When I first got the Anchor Link system I didn’t really see what the big deal was. How could a set of anchors and connectors really help me with my photography?
What I realized over months of using this system, is that simply having the ability to attach and detach camera straps at a moment’s notice has freed me to focus on other things that really matter. These won’t help you get better photos, and won’t teach you about composition and lighting. But you might find yourself bringing your camera more places than usual simply because you have so much more flexibility with how you carry it.
When I’m out with my family I can clip a traditional neck strap on in about three seconds flat. If I need to go handheld I can attach a wrist strap in no time. Then when I want to move a strap from one camera to another, it’s done in mere moments.
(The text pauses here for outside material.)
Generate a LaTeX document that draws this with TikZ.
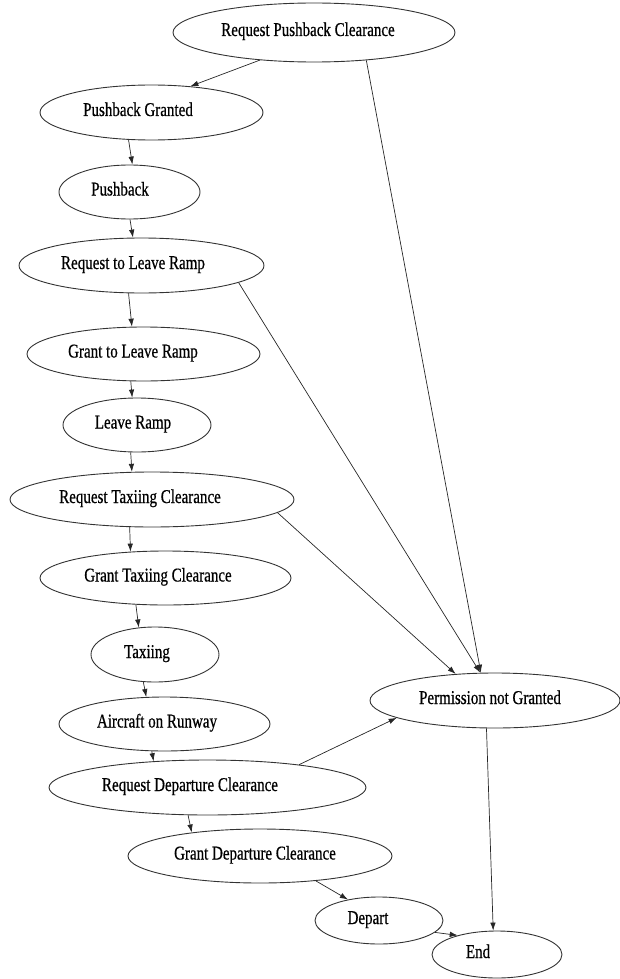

On a recent maternity session, I was able to pack my cameras and lenses securely and put all my various straps in a separate bag. Way better than trying to wrestle everything into a single container while dealing with unwieldy lengths of padded nylon.
In terms of durability, I have had no issues whatsoever with the Anchor Link system and have trusted some very heavy camera/lens combinations to these tiny little cords without any problems. Peak Design claims each anchor link can support over 200lbs and while I don’t know if I would go that far personally, it is nice to know they’re rated for far more than my camera gear actually weighs.
It seems weird to trust a $20 attachment to hold a $4000 camera/lens combination, but it’s fair to say that the weakest link in the system would probably be whatever strap you are using and not these anchors.
There are a few drawbacks to the system, namely that the more you use them the more you end up with button-sized anchor disks hanging from your camera gear. Also for some wrist straps, the attachment that secures to the anchor disk can seem a bit large. But I use the system daily with a wrist strap on my Fuji X100F and it has never been a major issue.
These are minor quibbles though, are almost not worth mentioning for something that is so immensely practical.
Finally, it’s worth mentioning that Peak Design has recently re-designed the system to be thinner and easier to use. I currently use the older system and they have never felt clunky or unwieldy, so I would imagine the revised version is just as good and probably even better.
Overall it’s hard not to recommend the Anchor Links to just about any photographer whether casual, professional or anywhere in between. A basic set with four anchor links and two attachments costs about $25 and can give you a huge amount of flexibility and freedom no matter what type of photography you do.